Real-Time Data Streaming - Instant Data Processing with Amazon Kinesis

Learn design patterns for real-time data pipelines combining Kinesis Data Streams and Data Firehose. This article covers shard design, buffering, Lambda transformations, and delivery to S3, Redshift, and OpenSearch.

The Importance of Real-Time Data Streaming

In modern business, massive amounts of data are generated in real time - sensor data from IoT devices, clickstreams from web applications, and transaction logs from financial systems. Processing and analyzing this data instantly creates value through anomaly detection, real-time dashboards, and personalized recommendations. Amazon Kinesis is a fully managed service that collects, processes, and analyzes millions of streaming records per second in real time. Building an equivalent streaming infrastructure on-premises typically involves operating Apache Kafka clusters, which introduces complex operational tasks such as broker management, partition rebalancing, and ZooKeeper administration. Kinesis completely eliminates this operational burden, letting you focus on the business logic of data streaming.

The Kinesis Family

Amazon Kinesis consists of four services. Kinesis Data Streams is the foundation for real-time processing by custom applications, with throughput controlled at the shard level. Kinesis Data Firehose is a delivery service that automatically sends streaming data to destinations such as S3, Redshift, and OpenSearch. Kinesis Data Analytics analyzes streaming data in real time using SQL or Apache Flink. Kinesis Video Streams specializes in ingesting and processing video streams. Here is a CLI example for creating a Kinesis Data Streams on-demand stream: aws kinesis create-stream --stream-name click-stream --stream-mode-details StreamMode=ON_DEMAND to create the stream, and setting up a Lambda event source mapping: aws lambda create-event-source-mapping --function-name process-clicks --event-source-arn arn:aws:kinesis:ap-northeast-1:123456789012:stream/click-stream --starting-position LATEST --batch-size 100 --parallelization-factor 2 to enable parallel processing.

Serverless Stream Processing with Lambda Integration

The integration of Kinesis Data Streams with Lambda is a powerful pattern for serverless real-time data processing. Lambda automatically polls records from Kinesis shards and invokes the processing function in batches. With Enhanced Fan-Out, each consumer gets dedicated throughput (2 MB/sec per shard), allowing multiple consumers to process in parallel without affecting each other. Lambda's event source mapping provides fine-grained control over batch size, batch window, and parallelization factor, optimizing processing latency and throughput. Robust error handling is provided out of the box, including retries on errors, dead-letter queue forwarding, and bisect batch splitting. With on-premises Kafka and consumer applications, these features must be implemented from scratch, significantly increasing development and operational overhead. For a systematic study of real-time analytics on AWS, related books on Amazon are also a helpful resource.

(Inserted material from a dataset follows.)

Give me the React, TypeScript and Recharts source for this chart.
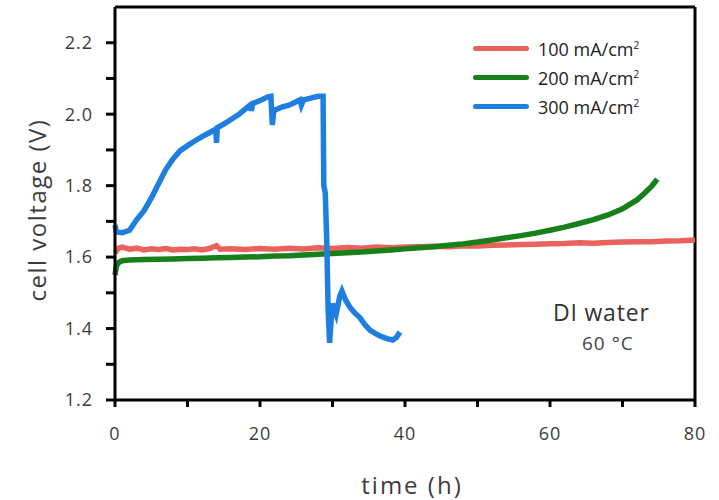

Scalability and Cost Efficiency

Kinesis Data Streams scales at the shard level, with each shard providing 1 MB/sec write and 2 MB/sec read throughput. In on-demand mode, the number of shards automatically adjusts to traffic, supporting up to 200 MB/sec write throughput at peak. Kinesis Data Firehose is fully pay-per-use, charging only for the data processed. At approximately $0.036 per GB, there are no minimum fees or setup costs. Data compression and transformation can be performed within Firehose, also contributing to storage cost reduction. Data retention is 24 hours by default, extendable up to 365 days, supporting reprocessing and replay use cases.

Summary - Choosing a Real-Time Streaming Platform

Amazon Kinesis is a fully managed platform for real-time data streaming that covers the entire pipeline from collection to processing, analysis, and delivery. With auto-scaling through on-demand mode and pay-per-use pricing, it seamlessly handles everything from small-scale PoCs to large-scale production workloads. For organizations looking to build a real-time data processing platform, Kinesis is the most comprehensive and operationally lightweight option.